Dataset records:
__________________________________________________

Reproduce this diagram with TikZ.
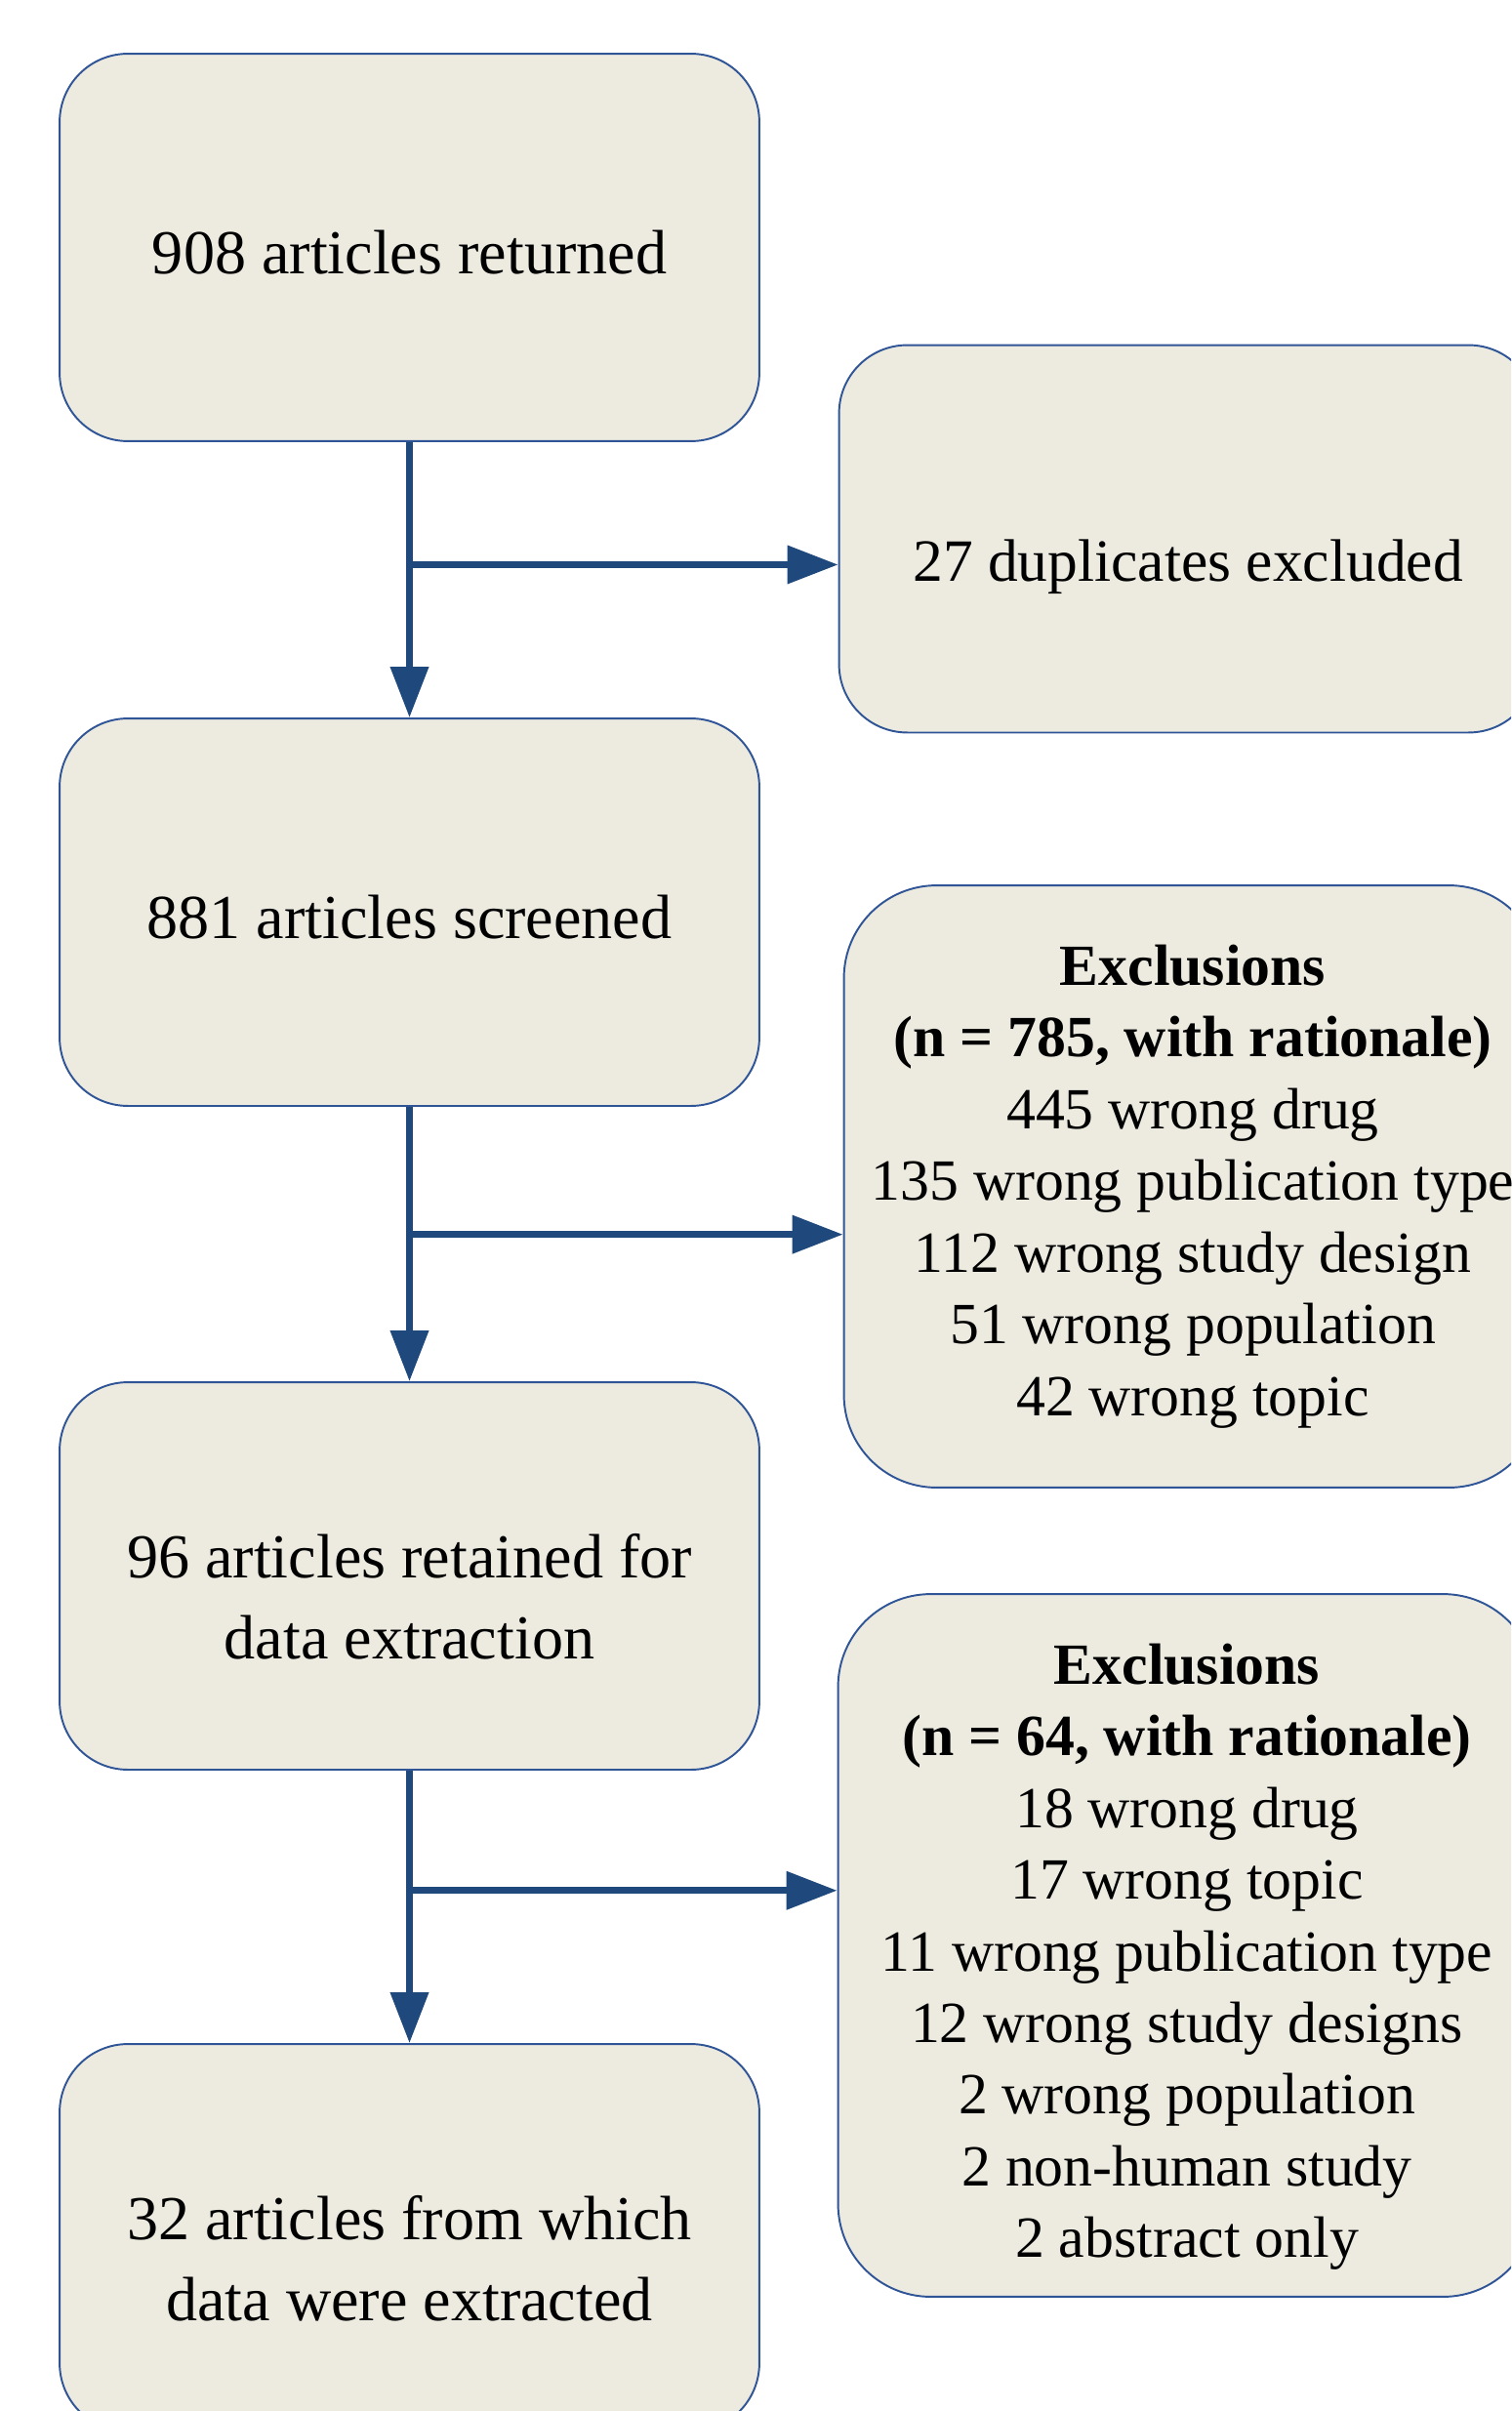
\documentclass[tikz,border=0pt]{standalone}
\usepackage{fontspec}
\setmainfont{Liberation Serif}
\usetikzlibrary{arrows.meta,calc}

\definecolor{boxfill}{RGB}{237,235,224}
\definecolor{boxline}{RGB}{47,85,151}
\definecolor{flowblue}{RGB}{31,73,125}
\newcommand{\lift}{\rule{0pt}{1.75cm}}

\begin{document}
\begin{tikzpicture}[x=0.02cm,y=-0.02cm,
  stage/.style={draw=boxline,line width=1.1pt,fill=boxfill,rounded corners=1.4cm,
    minimum width=14.34cm,minimum height=7.94cm,align=center,inner sep=0pt,
    font=\fontsize{36.5}{47}\selectfont},
  dropbox/.style={stage,minimum width=14.3cm,font=\fontsize{34}{41.8}\selectfont},
  flow/.style={draw=flowblue,line width=4pt,-{Triangle[width=0.76cm,length=1.04cm]}}]
\clip (0,0) rectangle (1548,2470);

% main stages
\node[stage] (ret) at (419.5,253.5) {\rule{0pt}{1.1cm}908 articles returned};
\node[stage] (scr) at (419.5,934.5) {\rule{0pt}{1.1cm}881 articles screened};
\node[stage] (kept) at (419.5,1614.5) {\lift 96 articles retained for\\data extraction};
\node[stage] (final) at (419.5,2292.5) {\lift 32 articles from which\\data were extracted};

% excluded records
\node[dropbox,font=\fontsize{35}{42}\selectfont] (dup) at (1217,552)
  {\rule{0pt}{2cm}27 duplicates excluded};
\node[dropbox,rounded corners=1.9cm,minimum height=12.34cm] (exA) at (1222,1215.5)
  {\textbf{Exclusions}\\\textbf{(n = 785, with rationale)}\\445 wrong drug\\
   135 wrong publication type\\112 wrong study design\\51 wrong population\\42 wrong topic};
\node[dropbox,rounded corners=1.9cm,minimum height=14.4cm] (exB) at (1216,1993)
  {\rule{0pt}{1.3cm}\textbf{Exclusions}\\\textbf{(n = 64, with rationale)}\\18 wrong drug\\17 wrong topic\\
   11 wrong publication type\\12 wrong study designs\\2 wrong population\\
   2 non-human study\\2 abstract only};

% arrows
\coordinate (j1) at ($(ret.south)!0.445!(scr.north)$);
\coordinate (j2) at ($(scr.south)!0.465!(kept.north)$);
\coordinate (j3) at ($(kept.south)!0.44!(final.north)$);
\draw[flow] (ret.south) -- (scr.north);
\draw[flow] (scr.south) -- (kept.north);
\draw[flow] (kept.south) -- (final.north);
\draw[flow] (j1) -- (j1 -| dup.west);
\draw[flow] (j2) -- (j2 -| exA.west);
\draw[flow] (j3) -- (j3 -| exB.west);
\end{tikzpicture}
\end{document}
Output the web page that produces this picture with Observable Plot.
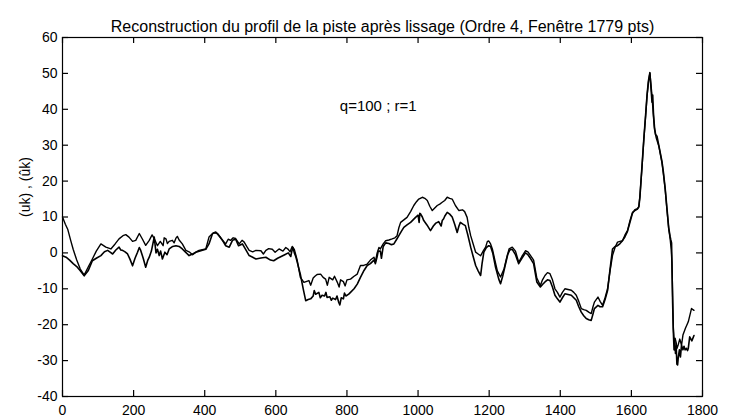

__________________________________________________

WHAT YOU WILL DO: In the records above, find each line with the word "this" and copy it.

EXERCISE OUTPUT:
Reproduce this diagram with TikZ.
Output the web page that produces this picture with Observable Plot.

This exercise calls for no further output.